Mrs Justice Theis surmises that “there is no reason to believe Parliament either foresaw or intended the potential injustice which would result in this case if a parental order [could not] be made”, setting out her reasoning at paragraph 93 and 94 of the judgment. She emphasised that a parental order is the “only order that would confer joint and equal parenthood on Mr and Mrs Y”, in accordance with the intentions of the surrogacy agreement. She considered that only a parental order would ensure “X's security and identity in a lifelong way respecting both her Article 8 and 14 rights.” However, without the 'reading down' required by s3, she recognises that s54(1), (2)(a) (4)(a) and (5) could prevent a parental order being made.

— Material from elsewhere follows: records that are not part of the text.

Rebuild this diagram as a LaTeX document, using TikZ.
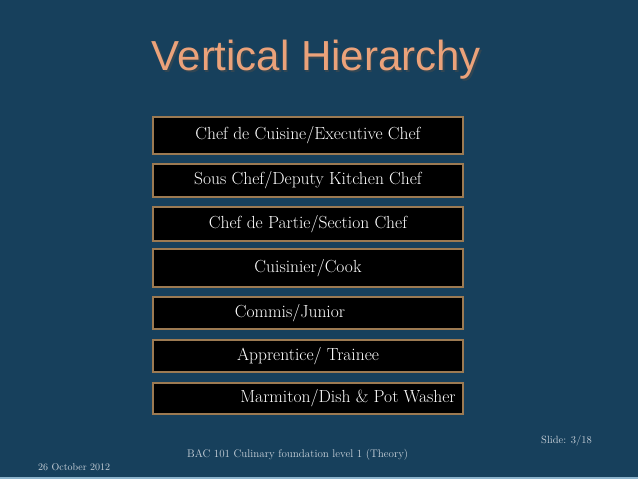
\documentclass[tikz,border=0pt]{standalone}
\usepackage{fontspec}
\newfontfamily\titlefont{Liberation Sans}
\definecolor{slideblue}{HTML}{17405C}
\definecolor{rimbrown}{HTML}{9C7A52}
\definecolor{peach}{HTML}{EBA27A}
\definecolor{footgrey}{HTML}{C9D2DA}
\definecolor{edgeblue}{HTML}{8DB4CC}
\begin{document}
\begin{tikzpicture}[x=1pt,y=-1pt]
    \tikzstyle{every node}=[inner sep=0pt];
    \tikzstyle{rank}=[draw=rimbrown,line width=1.5pt,fill=black,text=white,minimum width=310pt,font=\fontsize{17.5}{20}\selectfont];
    \tikzstyle{foot}=[text=footgrey,anchor=west];
    \fill[slideblue] (0,0) rectangle (638,479);
    \fill[edgeblue] (0,477) rectangle (638,479);
    \useasboundingbox (0,0) rectangle (638,479);
    % title with its shadow
    \node at (318,62) (shadow) [text=black!70,opacity=.5,font=\titlefont\fontsize{42}{46}\selectfont] {Vertical Hierarchy};
    \node at (316.5,60) (title) [text=peach,font=\titlefont\fontsize{42}{46}\selectfont] {Vertical Hierarchy};
    \node at (308,135.5) (r1) [rank,minimum height=37pt] {Chef de Cuisine/Executive Chef};
    \node at (308,180.5) (r2) [rank,minimum height=33pt] {Sous Chef/Deputy Kitchen Chef};
    \node at (308,224) (r3) [rank,minimum height=34pt] {Chef de Partie/Section Chef};
    \node at (308,268) (r4) [rank,minimum height=38pt] {Cuisinier/Cook};
    \node at (308,313) (r5) [rank,minimum height=32pt] {Commis/Junior\hspace*{36pt}};
    \node at (308,356) (r6) [rank,minimum height=32pt] {Apprentice/ Trainee};
    \node at (308,398.5) (r7) [rank,minimum height=31pt] {\hspace*{80pt}Marmiton/Dish \& Pot Washer};
    \node at (38,467) (date) [foot,font=\fontsize{10}{12}\selectfont] {26 October 2012};
    \node at (187,455) (course) [foot,font=\fontsize{11}{13}\selectfont] {BAC 101 Culinary foundation level 1 (Theory)};
    \node at (541,441) (slide) [foot,font=\fontsize{10.5}{12}\selectfont] {Slide: 3/18};
\end{tikzpicture}
\end{document}
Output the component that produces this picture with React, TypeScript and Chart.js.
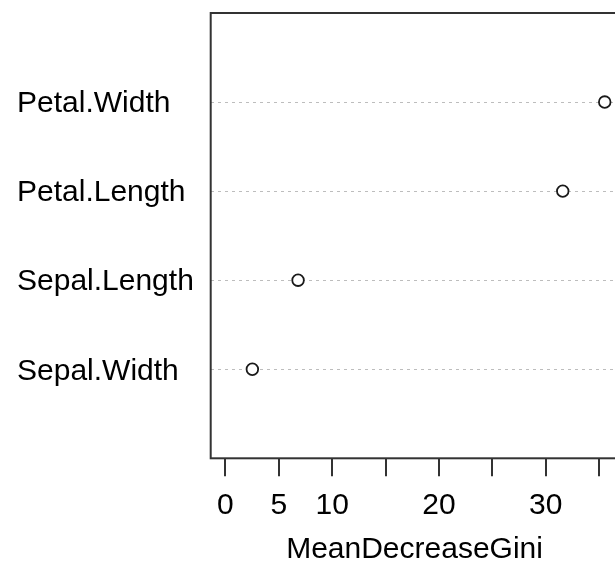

With this in mind, Mrs Justice Theis ruled that in this case, granting the parental order would not be incompatible with the ‘underlying thrust of the legislation being construed' and the policy and legislative aims of the legislation would remain intact. She was satisfied that the s54 criteria were met in the light of the Convention compliant reading and a parental order would meet X's lifelong welfare needs, in accordance with s1(4) ACA. As such, a parental order was made to Mr and Mrs Y, in respect of X.

What next?

Although many of the current issues with the legal position regarding surrogacy were raised by the Law Commission ahead of their consultation into the issue last year, there are still many issues that the Law Commission will have not foreseen. For the time being, it is comforting that Mrs Justice Theis adopted a pragmatic and human approach in this case, drawing upon the social and emotional benefits and the day-to-day realities of everyday life, to read down s54 HFEA. There is a clear understanding that making an order was the only way to truly recognise X's reality in a transformative way, as the child of her parents, Mr and Mrs Y.